- Exercise -
Collect from the data below each line with "React".

..............................

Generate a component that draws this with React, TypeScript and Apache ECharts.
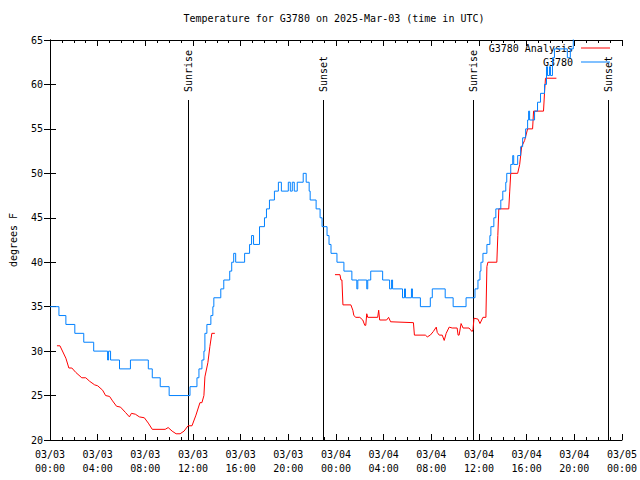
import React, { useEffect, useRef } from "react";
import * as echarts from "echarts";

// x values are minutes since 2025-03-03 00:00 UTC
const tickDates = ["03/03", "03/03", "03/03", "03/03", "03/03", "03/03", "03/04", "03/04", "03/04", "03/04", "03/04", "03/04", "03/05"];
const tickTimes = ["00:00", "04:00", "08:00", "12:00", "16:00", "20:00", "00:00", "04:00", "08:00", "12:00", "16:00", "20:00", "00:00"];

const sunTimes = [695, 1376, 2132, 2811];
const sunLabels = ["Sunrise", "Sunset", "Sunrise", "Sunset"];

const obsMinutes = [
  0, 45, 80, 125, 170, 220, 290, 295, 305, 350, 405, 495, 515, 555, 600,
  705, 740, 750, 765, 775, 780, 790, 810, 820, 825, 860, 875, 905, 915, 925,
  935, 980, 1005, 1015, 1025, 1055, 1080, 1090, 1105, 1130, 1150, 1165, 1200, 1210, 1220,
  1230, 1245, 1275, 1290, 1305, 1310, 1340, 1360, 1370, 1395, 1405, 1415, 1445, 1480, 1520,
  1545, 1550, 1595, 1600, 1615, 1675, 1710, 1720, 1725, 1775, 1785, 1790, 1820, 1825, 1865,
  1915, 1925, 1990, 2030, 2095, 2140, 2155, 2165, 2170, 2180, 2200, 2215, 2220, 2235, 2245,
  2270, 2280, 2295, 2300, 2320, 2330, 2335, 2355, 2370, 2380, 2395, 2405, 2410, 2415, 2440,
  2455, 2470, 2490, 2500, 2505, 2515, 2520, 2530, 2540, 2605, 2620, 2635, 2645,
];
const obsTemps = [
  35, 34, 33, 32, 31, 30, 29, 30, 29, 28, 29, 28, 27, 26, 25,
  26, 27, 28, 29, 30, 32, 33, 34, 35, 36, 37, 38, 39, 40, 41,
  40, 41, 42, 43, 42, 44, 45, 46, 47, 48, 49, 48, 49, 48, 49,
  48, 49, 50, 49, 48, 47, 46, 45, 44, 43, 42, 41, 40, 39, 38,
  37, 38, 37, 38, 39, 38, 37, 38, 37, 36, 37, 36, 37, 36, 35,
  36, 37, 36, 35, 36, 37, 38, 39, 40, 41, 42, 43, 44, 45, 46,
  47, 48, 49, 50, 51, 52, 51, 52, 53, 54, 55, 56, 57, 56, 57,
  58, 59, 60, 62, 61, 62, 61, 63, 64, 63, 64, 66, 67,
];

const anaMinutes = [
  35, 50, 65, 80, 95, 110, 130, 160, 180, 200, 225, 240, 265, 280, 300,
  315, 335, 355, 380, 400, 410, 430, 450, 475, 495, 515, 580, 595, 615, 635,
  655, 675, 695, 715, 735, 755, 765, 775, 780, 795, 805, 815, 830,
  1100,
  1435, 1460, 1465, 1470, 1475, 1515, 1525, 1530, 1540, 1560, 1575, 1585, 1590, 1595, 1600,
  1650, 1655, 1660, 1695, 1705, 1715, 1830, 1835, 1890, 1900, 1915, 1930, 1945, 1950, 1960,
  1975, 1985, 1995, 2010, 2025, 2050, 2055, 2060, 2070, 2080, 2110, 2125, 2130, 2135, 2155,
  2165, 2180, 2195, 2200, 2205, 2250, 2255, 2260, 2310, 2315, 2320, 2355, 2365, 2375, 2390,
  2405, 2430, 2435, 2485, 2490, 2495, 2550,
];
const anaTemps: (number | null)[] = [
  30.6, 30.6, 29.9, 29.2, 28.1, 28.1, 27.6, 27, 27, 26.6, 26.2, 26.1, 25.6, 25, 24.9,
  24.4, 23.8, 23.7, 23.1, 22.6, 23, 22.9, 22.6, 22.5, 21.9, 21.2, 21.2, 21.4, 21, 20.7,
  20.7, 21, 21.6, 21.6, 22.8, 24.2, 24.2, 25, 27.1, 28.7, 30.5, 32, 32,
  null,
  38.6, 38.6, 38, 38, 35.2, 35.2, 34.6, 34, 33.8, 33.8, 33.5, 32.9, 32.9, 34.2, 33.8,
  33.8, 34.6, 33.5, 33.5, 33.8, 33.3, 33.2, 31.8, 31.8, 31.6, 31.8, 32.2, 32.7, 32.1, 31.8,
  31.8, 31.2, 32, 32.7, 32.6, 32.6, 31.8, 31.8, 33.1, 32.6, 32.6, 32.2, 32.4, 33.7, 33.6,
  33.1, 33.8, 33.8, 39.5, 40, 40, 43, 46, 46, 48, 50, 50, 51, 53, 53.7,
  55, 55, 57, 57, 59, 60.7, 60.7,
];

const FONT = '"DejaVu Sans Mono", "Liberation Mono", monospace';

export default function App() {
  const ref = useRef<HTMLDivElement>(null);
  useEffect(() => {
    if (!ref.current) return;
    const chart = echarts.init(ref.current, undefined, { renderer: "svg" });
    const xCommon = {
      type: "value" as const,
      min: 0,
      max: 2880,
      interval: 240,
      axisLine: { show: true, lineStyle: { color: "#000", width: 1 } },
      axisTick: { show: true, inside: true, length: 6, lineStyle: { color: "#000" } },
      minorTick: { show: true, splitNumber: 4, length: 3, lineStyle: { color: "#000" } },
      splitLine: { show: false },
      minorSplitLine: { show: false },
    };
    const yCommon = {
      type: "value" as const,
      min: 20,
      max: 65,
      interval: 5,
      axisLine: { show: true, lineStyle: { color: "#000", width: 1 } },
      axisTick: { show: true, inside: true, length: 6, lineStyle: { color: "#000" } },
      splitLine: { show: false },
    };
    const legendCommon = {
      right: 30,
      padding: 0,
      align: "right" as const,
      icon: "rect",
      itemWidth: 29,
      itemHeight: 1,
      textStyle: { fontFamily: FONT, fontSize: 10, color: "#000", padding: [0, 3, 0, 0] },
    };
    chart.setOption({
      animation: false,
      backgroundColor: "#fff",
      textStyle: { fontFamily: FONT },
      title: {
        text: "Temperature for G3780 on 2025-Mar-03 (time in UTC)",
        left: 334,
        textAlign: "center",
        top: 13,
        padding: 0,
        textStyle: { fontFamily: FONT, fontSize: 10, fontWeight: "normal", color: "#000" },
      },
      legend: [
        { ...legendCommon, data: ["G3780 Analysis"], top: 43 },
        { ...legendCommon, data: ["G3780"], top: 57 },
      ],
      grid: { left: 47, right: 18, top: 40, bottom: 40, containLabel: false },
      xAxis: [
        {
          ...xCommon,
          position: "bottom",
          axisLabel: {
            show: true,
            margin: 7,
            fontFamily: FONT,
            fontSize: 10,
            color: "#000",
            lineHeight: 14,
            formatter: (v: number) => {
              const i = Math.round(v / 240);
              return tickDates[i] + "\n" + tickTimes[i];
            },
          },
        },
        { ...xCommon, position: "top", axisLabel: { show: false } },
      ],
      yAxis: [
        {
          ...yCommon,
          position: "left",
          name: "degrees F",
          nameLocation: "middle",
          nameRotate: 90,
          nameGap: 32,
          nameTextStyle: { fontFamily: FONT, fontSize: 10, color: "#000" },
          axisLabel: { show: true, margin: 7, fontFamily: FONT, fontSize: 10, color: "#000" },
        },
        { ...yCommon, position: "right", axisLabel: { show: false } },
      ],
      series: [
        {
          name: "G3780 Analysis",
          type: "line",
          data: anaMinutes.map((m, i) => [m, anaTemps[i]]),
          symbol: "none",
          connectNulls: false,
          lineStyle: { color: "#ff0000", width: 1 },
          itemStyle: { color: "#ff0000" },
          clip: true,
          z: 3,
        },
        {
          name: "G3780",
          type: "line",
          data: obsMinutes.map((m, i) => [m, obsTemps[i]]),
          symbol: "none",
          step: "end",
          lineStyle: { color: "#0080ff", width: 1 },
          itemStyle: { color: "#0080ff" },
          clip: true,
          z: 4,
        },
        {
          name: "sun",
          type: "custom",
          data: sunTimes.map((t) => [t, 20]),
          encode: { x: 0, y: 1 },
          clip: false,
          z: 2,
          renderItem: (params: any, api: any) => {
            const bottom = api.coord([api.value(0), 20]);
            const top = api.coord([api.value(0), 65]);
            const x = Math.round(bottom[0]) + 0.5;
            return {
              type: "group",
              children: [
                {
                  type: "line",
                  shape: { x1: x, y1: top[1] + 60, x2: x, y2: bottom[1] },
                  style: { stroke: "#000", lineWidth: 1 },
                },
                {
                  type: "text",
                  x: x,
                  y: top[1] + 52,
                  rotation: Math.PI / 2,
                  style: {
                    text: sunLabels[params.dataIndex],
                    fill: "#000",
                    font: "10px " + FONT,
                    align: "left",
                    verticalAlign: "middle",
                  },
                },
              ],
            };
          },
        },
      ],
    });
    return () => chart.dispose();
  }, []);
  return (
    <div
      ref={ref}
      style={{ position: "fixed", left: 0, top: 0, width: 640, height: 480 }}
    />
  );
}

..............................

- Answer to the problem -
Generate a component that draws this with React, TypeScript and Apache ECharts.
import React, { useEffect, useRef } from "react";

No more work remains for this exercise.